It was looking like a bright Christmas season with the long-awaited SAFE Banking Act finally up for passage, as it was recently amended into the National Defense Authorization Act by the House of Representatives. But it wasn’t to be. The Senate leadership chose to remove it from the defense spending bill, ending its chances for passage in the near future.
As a whole the SAFE Act still has plenty of bipartisan support in Congress. However, it ran into opposition from both the Drug Policy Alliance and key Senate Democrats including Chuck Schumer and Cory Booker who wanted to see MORE Act legalization passed first.
As the Drug Policy Alliance stated in a press release, “By slipping SAFE into the Defense Authorization bill ahead of moving the MORE Act, Congress is sending a clear message that the industry and huge multi-state operators take precedent before the countless people that have had their lives devastated by punitive and racially-motivated drug policies.”

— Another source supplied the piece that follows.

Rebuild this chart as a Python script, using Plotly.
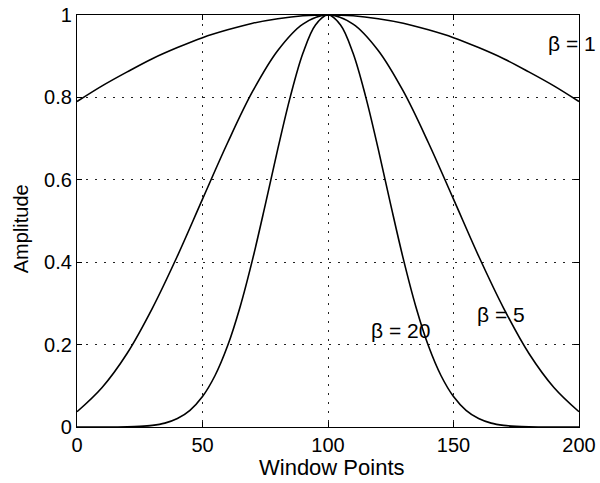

The co-sponsor of the SAFE Act, Representative Ed Perlmutter, admitted he is “pretty irritated” over this development — but he is continuing to press on for passage, along with the co-chairs of the Congressional Cannabis Caucus, Reps. Dave Joyce and Don Young. As Perlmutter stated in his own release, “The Senate insists on burying its head in the sand and deny every opportunity to reform our outdated cannabis laws to align state and federal law to improve product safety.” The three decided to not force a vote to reinsert the legislation into the defense bill — but did state they won’t step away from a future showdown if it comes to that.
What this did spur were more attempts to get President Biden and Vice-President Harris to take action on their campaign promises to reschedule cannabis under federal law. On December 16, another letter was sent to the White House from Reps. Blumenauer and Joyce on behalf of the Cannabis Caucus members stressing that as long as cannabis remains a Schedule I drug, it forces “significant research restrictions” that impair the ability of medical professionals and researchers to develop and provide life-saving therapies for patients and veterans with cancer, multiple sclerosis, PTSD and other conditions.
The letter also states that “Cannabis’ schedule I classification puts the U.S. far behind many of our international partners and scientific competitors including: Germany, Ireland, Israel, Italy, South Korea, the United Kingdom, Sweden, Malta and the Netherlands.” It continues by reminding the President that “with nearly two thirds of Americans in agreement on the need for federal cannabis reform, your administration must begin to seriously engage on the topic, regardless of where you stand.” And the letter ends by criticizing Biden and Harris for their “continued silence.” Some of the individual legislators also sent their own follow-up letters.
Will there be any successful action by Congress or the White House? Perhaps — but at this point, with Biden’s signature “Build Back Better” legislation having its own problems moving forward, nothing substantive is likely to happen until well into 2022.